Source: Guardian | Comment Is Free

Local journalists who speak out against human rights abuses fear for their lives and the world press turns a blind eye

It is now over a year since the president of Sri Lanka, Mahinda Rajapaksa, claimed victory over the Liberation Tigers of Tamil Eelam (LTTE). But war is still being waged on the “paradise island” – by the government, against the country’s journalists.

Last week alone saw one media outlet receive a threatening letter and the head of another charged with fraud by the supreme court after publishing stories critical of the government. And two international NGO workers involved in protecting journalists had their visas revoked.

The situation has been deteriorating for some time. According to Amnesty International at least 14 media workers have been killed in the country since 2006 and more than 20 are thought to have fled – more per capita than have left Iran. Arbitrary arrests, abductions and assassinations have been documented for over three decades. No one has ever been prosecuted for these attacks on the media.
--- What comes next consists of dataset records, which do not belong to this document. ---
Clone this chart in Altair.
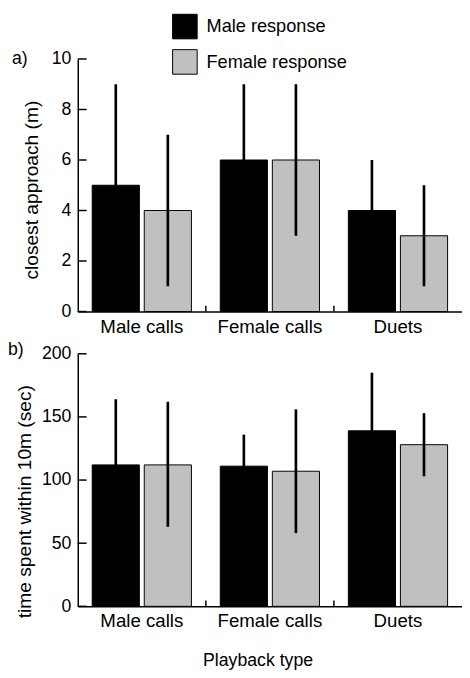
import altair as alt
import pandas as pd

categories = ["Male calls", "Female calls", "Duets"]
responses = ["Male response", "Female response"]

# closest approach (m): order = category x response
approach_mean = [5, 4, 6, 6, 4, 3]
approach_low = [1, 1, 3, 3, 2, 1]
approach_high = [9, 7, 9, 9, 6, 5]
approach_ticks = [0, 2, 4, 6, 8, 10]

# time spent within 10m (sec)
time_mean = [112, 112, 111, 107, 139, 128]
time_low = [61, 63, 86, 58, 93, 103]
time_high = [164, 162, 136, 156, 185, 153]
time_ticks = [0, 50, 100, 150, 200]

FONT = "Liberation Sans"
W, H = 391, 257

rows_cat = [c for c in categories for _ in responses]
rows_resp = [r for _ in categories for r in responses]


def make_df(mean, low, high):
    return pd.DataFrame({"cat": rows_cat, "resp": rows_resp,
                         "mean": mean, "low": low, "high": high})


def panel(df, ticks, ymax, ytitle, title_x, title_y, letter, letter_dx,
          letter_dy, show_legend, xtitle):
    xaxis_kw = dict(labelAngle=0, ticks=False, labelFontSize=19, labelFont=FONT,
                    labelColor="black", labelPadding=6, domainColor="black",
                    domainWidth=1.5, grid=False)
    if xtitle:
        xaxis_kw.update(title=xtitle, titleFont=FONT, titleFontSize=18,
                        titleFontWeight="normal", titleColor="black",
                        titleX=183, titleY=46, titleBaseline="top")
    else:
        xaxis_kw.update(title=None)
    xaxis = alt.Axis(**xaxis_kw)
    xscale = alt.Scale(domain=categories, paddingInner=0, paddingOuter=0)
    x = alt.X("cat:N", sort=categories, scale=xscale, axis=xaxis)
    xoff = alt.XOffset("resp:N", sort=responses,
                       scale=alt.Scale(domain=responses, paddingInner=0.094,
                                       paddingOuter=0.277))
    yaxis = alt.Axis(values=ticks, title=ytitle, ticks=False, grid=False,
                     labelFont=FONT, labelFontSize=18, labelColor="black",
                     labelPadding=7, domainColor="black", domainWidth=1.5,
                     titleFont=FONT, titleFontSize=19.5, titleFontWeight="normal",
                     titleColor="black", titleX=title_x, titleY=title_y,
                     titleBaseline="alphabetic", titleAngle=270)
    yscale = alt.Scale(domain=[0, ymax], nice=False)

    if show_legend:
        legend = alt.Legend(orient="none", legendX=96, legendY=-46, title=None,
                            symbolType="square", symbolSize=625,
                            symbolStrokeColor="black", symbolStrokeWidth=1,
                            labelFont=FONT, labelFontSize=18.5,
                            labelColor="black", labelOffset=9, rowPadding=6)
    else:
        legend = None
    color = alt.Color("resp:N", sort=responses,
                      scale=alt.Scale(domain=responses,
                                      range=["#000000", "#c0c0c0"]),
                      legend=legend)

    base = alt.Chart(df)
    bars = base.mark_bar(stroke="black", strokeWidth=1).encode(
        x=x, xOffset=xoff,
        y=alt.Y("mean:Q", scale=yscale, axis=yaxis),
        color=color)
    errs = base.mark_rule(color="black", strokeWidth=2.7).encode(
        x=x, xOffset=xoff,
        y=alt.Y("low:Q", scale=yscale, axis=yaxis), y2="high:Q")
    ytick = alt.Chart(pd.DataFrame({"v": ticks})).mark_rule(
        color="black", strokeWidth=1.5).encode(
        y=alt.Y("v:Q", scale=yscale, axis=yaxis),
        x=alt.value(0), x2=alt.value(9))
    xtick = alt.Chart(pd.DataFrame({"cat": categories[1:]})).mark_rule(
        color="black", strokeWidth=1.5).encode(
        x=alt.X("cat:N", sort=categories, scale=xscale, axis=xaxis,
                bandPosition=0),
        y=alt.value(H), y2=alt.value(H - 6))

    return alt.layer(bars, errs, ytick, xtick).properties(
        width=W, height=H,
        title=alt.TitleParams(letter, anchor="start", frame="group",
                              dx=letter_dx, dy=letter_dy, offset=0,
                              font=FONT, fontSize=18, fontWeight="normal",
                              color="black"))


pa = panel(make_df(approach_mean, approach_low, approach_high), approach_ticks,
           10, "closest approach (m)", -41, 133, "a)", -67, 55, True, None)
pb = panel(make_df(time_mean, time_low, time_high), time_ticks, 200,
           "time spent within 10m (sec)", -48, 150, "b)", -71, 14.5, False,
           "Playback type")

chart = alt.vconcat(pa, pb, spacing=5).resolve_scale(
    color="independent").properties(
    padding={"left": 0, "top": 0, "right": 0, "bottom": 0}
).configure_view(stroke=None)

chart.save("out.html", embed_options={"renderer": "svg", "actions": False})
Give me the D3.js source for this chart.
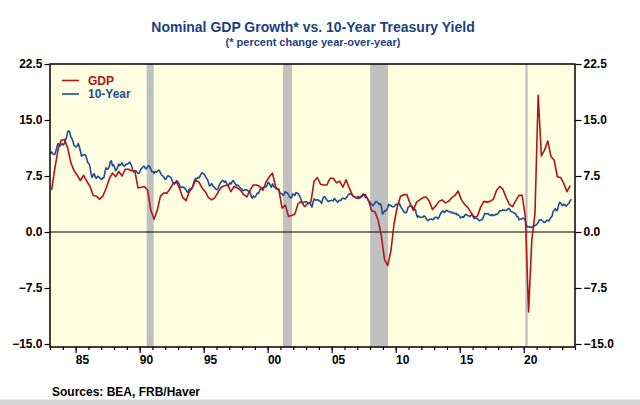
<!DOCTYPE html>
<html>
<head>
<meta charset="utf-8">
<script src="https://cdn.jsdelivr.net/npm/d3@7"></script>
<style>
  body { margin: 0; background: #ffffff; }
  svg { display: block; font-family: "Liberation Sans", Arial, sans-serif; }
  .tick text { font-weight: bold; font-size: 12px; fill: #000; }
</style>
</head>
<body>
<div id="chart"></div>
<script>
// Nominal GDP, % change year-over-year, quarterly from 1983Q1 to 2023Q3
const gdpStartYear = 1983
const gdpYoY = [
  5.6, 8.5, 11.0, 12.3,   // 1983
  12.4, 11.3, 9.3, 8.2,   // 1984
  7.6, 6.9, 7.6, 6.8,     // 1985
  6.1, 4.9, 4.8, 4.4,     // 1986
  4.8, 5.8, 7.1, 7.9,     // 1987
  7.4, 8.1, 7.5, 8.4,     // 1988
  8.4, 8.2, 8.2, 5.9,     // 1989
  6.0, 6.1, 5.6, 2.9,     // 1990
  1.7, 2.9, 4.8, 5.2,     // 1991
  5.2, 5.8, 6.5, 6.7,     // 1992
  5.8, 4.6, 4.2, 5.4,     // 1993
  6.0, 6.9, 6.7, 5.9,     // 1994
  5.4, 4.6, 4.3, 4.6,     // 1995
  5.3, 6.0, 6.2, 6.3,     // 1996
  5.4, 6.1, 5.9, 5.6,     // 1997
  5.0, 4.7, 5.6, 6.3,     // 1998
  6.3, 6.1, 5.6, 6.7,     // 1999
  7.4, 7.9, 6.0, 5.6,     // 2000
  3.2, 3.6, 2.1, 2.2,     // 2001
  2.4, 3.8, 4.1, 3.4,     // 2002
  3.8, 4.0, 6.8, 7.3,     // 2003
  6.4, 6.3, 6.3, 7.2,     // 2004
  7.2, 6.6, 6.8, 6.0,     // 2005
  7.0, 5.9, 4.9, 4.6,     // 2006
  4.5, 4.9, 5.0, 4.2,     // 2007
  2.8, 2.7, 1.6, -0.5,    // 2008
  -3.7, -4.5, -2.5, 1.2,  // 2009
  3.4, 4.8, 5.0, 5.0,     // 2010
  3.8, 2.9, 4.0, 4.3,     // 2011
  4.6, 4.7, 4.1, 3.0,     // 2012
  3.5, 4.1, 4.3, 3.9,     // 2013
  4.1, 4.6, 4.9, 5.5,     // 2014
  4.3, 3.7, 3.3, 2.6,     // 2015
  2.0, 2.1, 3.3, 4.1,     // 2016
  4.0, 4.1, 4.4, 5.6,     // 2017
  6.1, 5.7, 4.6, 3.7,     // 2018
  3.4, 4.2, 4.9, 4.9,     // 2019
  2.0, -10.7, -1.1, 2.5,  // 2020
  18.3, 10.2, 11.0, 12.2, // 2021
  10.1, 9.6, 7.4, 7.3,    // 2022
  6.5, 5.4, 6.2           // 2023
]

// 10-Year Treasury yield, %, monthly from Jan 1983 to Sep 2023
const tenYearStartYear = 1983
const tenYear = [
  10.46, 10.72, 10.51, 10.40, 10.38, 10.85, 11.38, 11.85, 11.65, 11.54, 11.69, 11.83, // 1983
  11.67, 11.84, 12.32, 12.63, 13.41, 13.56, 13.36, 12.72, 12.52, 12.16, 11.57, 11.50, // 1984
  11.38, 11.51, 11.86, 11.43, 10.85, 10.16, 10.31, 10.33, 10.37, 10.24, 9.78, 9.26,   // 1985
  9.19, 8.70, 7.78, 7.30, 7.71, 7.80, 7.30, 7.17, 7.45, 7.43, 7.25, 7.11,             // 1986
  7.08, 7.25, 7.25, 8.02, 8.61, 8.40, 8.45, 8.76, 9.42, 9.52, 8.86, 8.99,             // 1987
  8.67, 8.21, 8.37, 8.72, 9.09, 8.92, 9.06, 9.26, 8.98, 8.80, 8.96, 9.11,             // 1988
  9.09, 9.17, 9.36, 9.18, 8.86, 8.28, 8.02, 8.11, 8.19, 8.01, 7.87, 7.84,             // 1989
  8.21, 8.47, 8.59, 8.79, 8.76, 8.48, 8.47, 8.75, 8.89, 8.72, 8.39, 8.08,             // 1990
  8.09, 7.85, 8.11, 8.04, 8.07, 8.28, 8.27, 7.90, 7.65, 7.53, 7.42, 7.09,             // 1991
  7.03, 7.34, 7.54, 7.48, 7.39, 7.26, 6.84, 6.59, 6.42, 6.59, 6.87, 6.77,             // 1992
  6.60, 6.26, 5.98, 5.97, 6.04, 5.96, 5.81, 5.68, 5.36, 5.33, 5.72, 5.77,             // 1993
  5.75, 5.97, 6.48, 6.97, 7.18, 7.10, 7.30, 7.24, 7.46, 7.74, 7.96, 7.81,             // 1994
  7.78, 7.47, 7.20, 7.06, 6.63, 6.17, 6.28, 6.49, 6.20, 6.04, 5.93, 5.71,             // 1995
  5.65, 5.81, 6.27, 6.51, 6.74, 6.91, 6.87, 6.64, 6.83, 6.53, 6.20, 6.30,             // 1996
  6.58, 6.42, 6.69, 6.89, 6.71, 6.49, 6.22, 6.30, 6.21, 6.03, 5.88, 5.81,             // 1997
  5.54, 5.57, 5.65, 5.64, 5.65, 5.50, 5.46, 5.34, 4.81, 4.53, 4.83, 4.65,             // 1998
  4.72, 5.00, 5.23, 5.18, 5.54, 5.90, 5.79, 5.94, 5.92, 6.11, 6.03, 6.28,             // 1999
  6.66, 6.52, 6.26, 5.99, 6.44, 6.10, 6.05, 5.83, 5.80, 5.74, 5.72, 5.24,             // 2000
  5.16, 5.10, 4.89, 5.14, 5.39, 5.28, 5.24, 4.97, 4.73, 4.57, 4.65, 5.09,             // 2001
  5.04, 4.91, 5.28, 5.21, 5.16, 4.93, 4.65, 4.26, 3.87, 3.94, 4.05, 4.03,             // 2002
  4.05, 3.90, 3.81, 3.96, 3.57, 3.33, 3.98, 4.45, 4.27, 4.29, 4.30, 4.27,             // 2003
  4.15, 4.08, 3.83, 4.35, 4.72, 4.73, 4.50, 4.28, 4.13, 4.10, 4.19, 4.23,             // 2004
  4.22, 4.17, 4.50, 4.34, 4.14, 4.00, 4.18, 4.26, 4.20, 4.46, 4.54, 4.47,             // 2005
  4.42, 4.57, 4.72, 4.99, 5.11, 5.11, 5.09, 4.88, 4.72, 4.73, 4.60, 4.56,             // 2006
  4.76, 4.72, 4.56, 4.69, 4.75, 5.10, 5.00, 4.67, 4.52, 4.53, 4.15, 4.10,             // 2007
  3.74, 3.74, 3.51, 3.68, 3.88, 4.10, 4.01, 3.89, 3.69, 3.81, 3.53, 2.42,             // 2008
  2.52, 2.87, 2.82, 2.93, 3.29, 3.72, 3.56, 3.59, 3.40, 3.39, 3.40, 3.59,             // 2009
  3.73, 3.69, 3.73, 3.85, 3.42, 3.20, 3.01, 2.70, 2.65, 2.54, 2.76, 3.29,             // 2010
  3.39, 3.58, 3.41, 3.46, 3.17, 3.00, 3.00, 2.30, 1.98, 2.15, 2.01, 1.98,             // 2011
  1.97, 1.97, 2.17, 2.05, 1.80, 1.62, 1.53, 1.68, 1.72, 1.75, 1.65, 1.72,             // 2012
  1.91, 1.98, 1.96, 1.76, 1.93, 2.30, 2.58, 2.74, 2.81, 2.62, 2.72, 2.90,             // 2013
  2.86, 2.71, 2.72, 2.71, 2.56, 2.60, 2.54, 2.42, 2.53, 2.30, 2.33, 2.21,             // 2014
  1.88, 1.98, 2.04, 1.94, 2.20, 2.36, 2.32, 2.17, 2.17, 2.07, 2.26, 2.24,             // 2015
  2.09, 1.78, 1.89, 1.81, 1.81, 1.64, 1.50, 1.56, 1.63, 1.76, 2.14, 2.49,             // 2016
  2.43, 2.42, 2.48, 2.30, 2.30, 2.19, 2.32, 2.21, 2.20, 2.36, 2.35, 2.40,             // 2017
  2.58, 2.86, 2.84, 2.87, 2.98, 2.91, 2.89, 2.89, 3.00, 3.15, 3.12, 2.83,             // 2018
  2.71, 2.68, 2.57, 2.53, 2.40, 2.07, 2.06, 1.63, 1.70, 1.71, 1.81, 1.86,             // 2019
  1.76, 1.50, 0.87, 0.66, 0.67, 0.73, 0.62, 0.65, 0.68, 0.79, 0.87, 0.93,             // 2020
  1.08, 1.26, 1.61, 1.64, 1.62, 1.52, 1.32, 1.28, 1.37, 1.58, 1.56, 1.47,             // 2021
  1.76, 1.93, 2.13, 2.75, 2.90, 3.14, 2.90, 2.90, 3.52, 3.98, 3.89, 3.62,             // 2022
  3.53, 3.75, 3.66, 3.46, 3.57, 3.75, 3.90, 4.17, 4.38                                // 2023
]

// recessions (start, end) in decimal years
const recessions = [[1990.55, 1991.1], [2001.2, 2001.9], [2008.0, 2009.4], [2020.12, 2020.3]]

const yTicks = [-15, -7.5, 0, 7.5, 15, 22.5]
const xMajorYears = [1985, 1990, 1995, 2000, 2005, 2010, 2015, 2020]
const xLabels = ["85", "90", "95", "00", "05", "10", "15", "20"]
const seriesNames = ["GDP", "10-Year"]
const seriesColors = ["#b5121b", "#1f4d94"]

const W = 640, H = 405
const plot = { left: 50, right: 575, top: 64, bottom: 347 }

const svg = d3.select("#chart").append("svg")
  .attr("width", W).attr("height", H)

const x = d3.scaleLinear().domain([1983, 2024]).range([plot.left, plot.right])
const y = d3.scaleLinear().domain([-15, 22.5]).range([344, plot.top])

// bottom grey strip of the page
svg.append("rect").attr("x", 0).attr("y", 400).attr("width", W).attr("height", 5).attr("fill", "#d6d6d6")
svg.append("line").attr("x1", 0).attr("x2", W).attr("y1", 399.5).attr("y2", 399.5).attr("stroke", "#ececec")

// plot background
svg.append("rect")
  .attr("x", plot.left).attr("y", plot.top)
  .attr("width", plot.right - plot.left).attr("height", plot.bottom - plot.top)
  .attr("fill", "#ffffe1")

// recession bars
svg.selectAll("rect.rec")
  .data(recessions)
  .enter().append("rect")
  .attr("class", "rec")
  .attr("x", d => x(d[0]))
  .attr("width", d => x(d[1]) - x(d[0]))
  .attr("y", plot.top)
  .attr("height", plot.bottom - plot.top)
  .attr("fill", "#c0c0c0")

// zero line
svg.append("line")
  .attr("x1", plot.left).attr("x2", plot.right)
  .attr("y1", y(0)).attr("y2", y(0))
  .attr("stroke", "#000").attr("stroke-width", 1.2)

// series
const gdpData = gdpYoY.map((v, i) => ({ t: gdpStartYear + (i + 0.5) / 4, v: v }))
const tenData = tenYear.map((v, i) => ({ t: tenYearStartYear + (i + 0.5) / 12, v: v }))

const line = d3.line().x(d => x(d.t)).y(d => y(d.v))

svg.append("path").datum(tenData)
  .attr("fill", "none").attr("stroke", seriesColors[1]).attr("stroke-width", 1.6)
  .attr("stroke-linejoin", "round").attr("d", line)

svg.append("path").datum(gdpData)
  .attr("fill", "none").attr("stroke", seriesColors[0]).attr("stroke-width", 1.6)
  .attr("stroke-linejoin", "round").attr("d", line)

// frame
svg.append("rect")
  .attr("x", plot.left).attr("y", plot.top)
  .attr("width", plot.right - plot.left).attr("height", plot.bottom - plot.top)
  .attr("fill", "none").attr("stroke", "#000").attr("stroke-width", 1.5)

// y axes
const leftAxis = svg.append("g")
  .attr("transform", "translate(" + (plot.left - 0.5) + ",0)")
  .call(d3.axisLeft(y).tickValues(yTicks).tickSize(5).tickPadding(2).tickFormat(d3.format(".1f")))
leftAxis.select(".domain").remove()

const rightAxis = svg.append("g")
  .attr("transform", "translate(" + (plot.right + 0.5) + ",0)")
  .call(d3.axisRight(y).tickValues(yTicks).tickSize(6).tickPadding(2).tickFormat(d3.format(".1f")))
rightAxis.select(".domain").remove()

// x axis: minor yearly ticks, major 5-year ticks with labels at mid-year
const minorAxis = svg.append("g")
  .attr("transform", "translate(0," + plot.bottom + ")")
  .call(d3.axisBottom(x).tickValues(d3.range(1983, 2025)).tickSize(3).tickFormat(""))
minorAxis.select(".domain").remove()

const majorAxis = svg.append("g")
  .attr("transform", "translate(0," + plot.bottom + ")")
  .call(d3.axisBottom(x).tickValues(xMajorYears).tickSize(6).tickPadding(2)
    .tickFormat((d, i) => xLabels[i]))
majorAxis.select(".domain").remove()
majorAxis.selectAll("text").attr("dx", x(1983.5) - x(1983))

svg.selectAll(".tick line").attr("stroke", "#000").attr("stroke-width", 1.2)

// titles
svg.append("text")
  .attr("x", 313).attr("y", 32)
  .attr("text-anchor", "middle")
  .style("font-size", "14px").style("font-weight", "bold")
  .attr("fill", "#1c3f7c")
  .text("Nominal GDP Growth* vs. 10-Year Treasury Yield")

svg.append("text")
  .attr("x", 313).attr("y", 46)
  .attr("text-anchor", "middle")
  .style("font-size", "11px").style("font-weight", "bold")
  .attr("fill", "#1c3f7c")
  .text("(* percent change year-over-year)")

// legend
const legend = svg.selectAll("g.legend")
  .data(seriesNames)
  .enter().append("g")
  .attr("class", "legend")
  .attr("transform", (d, i) => "translate(62," + (80.5 + i * 13.5) + ")")
legend.append("line")
  .attr("x1", 0).attr("x2", 17)
  .attr("stroke", (d, i) => seriesColors[i]).attr("stroke-width", 1.6)
legend.append("text")
  .attr("x", 26).attr("dy", "0.36em")
  .style("font-size", "12px").style("font-weight", "bold")
  .attr("fill", (d, i) => seriesColors[i])
  .text(d => d)

// source note
svg.append("text")
  .attr("x", 52).attr("y", 396)
  .style("font-size", "12px").style("font-weight", "bold")
  .attr("fill", "#000")
  .text("Sources:  BEA, FRB/Haver")
</script>
</body>
</html>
In January last year, as the Sri Lankan army closed in on the last remaining pockets of resistance held by the LTTE, the government imposed a media blackout on the war zone. (It also denied humanitarian access to civilians trapped by the fighting and, like the rebels, displayed callous contempt for civilian life.)

Away from the killing fields, the local media suffered a sharp spike in attacks. Just days after independent broadcaster MTV was raided by gunmen, Lasantha Wickrematunge – editor of the Sunday Leader and prominent government critic – was assassinated in broad daylight in a high-security zone regularly patrolled by the army.

The end of the war has changed nothing. Phones are tapped. Emails hacked. Media outlets harassed and journalists threatened. One – Prageeth Eknaligoda – has been (more…)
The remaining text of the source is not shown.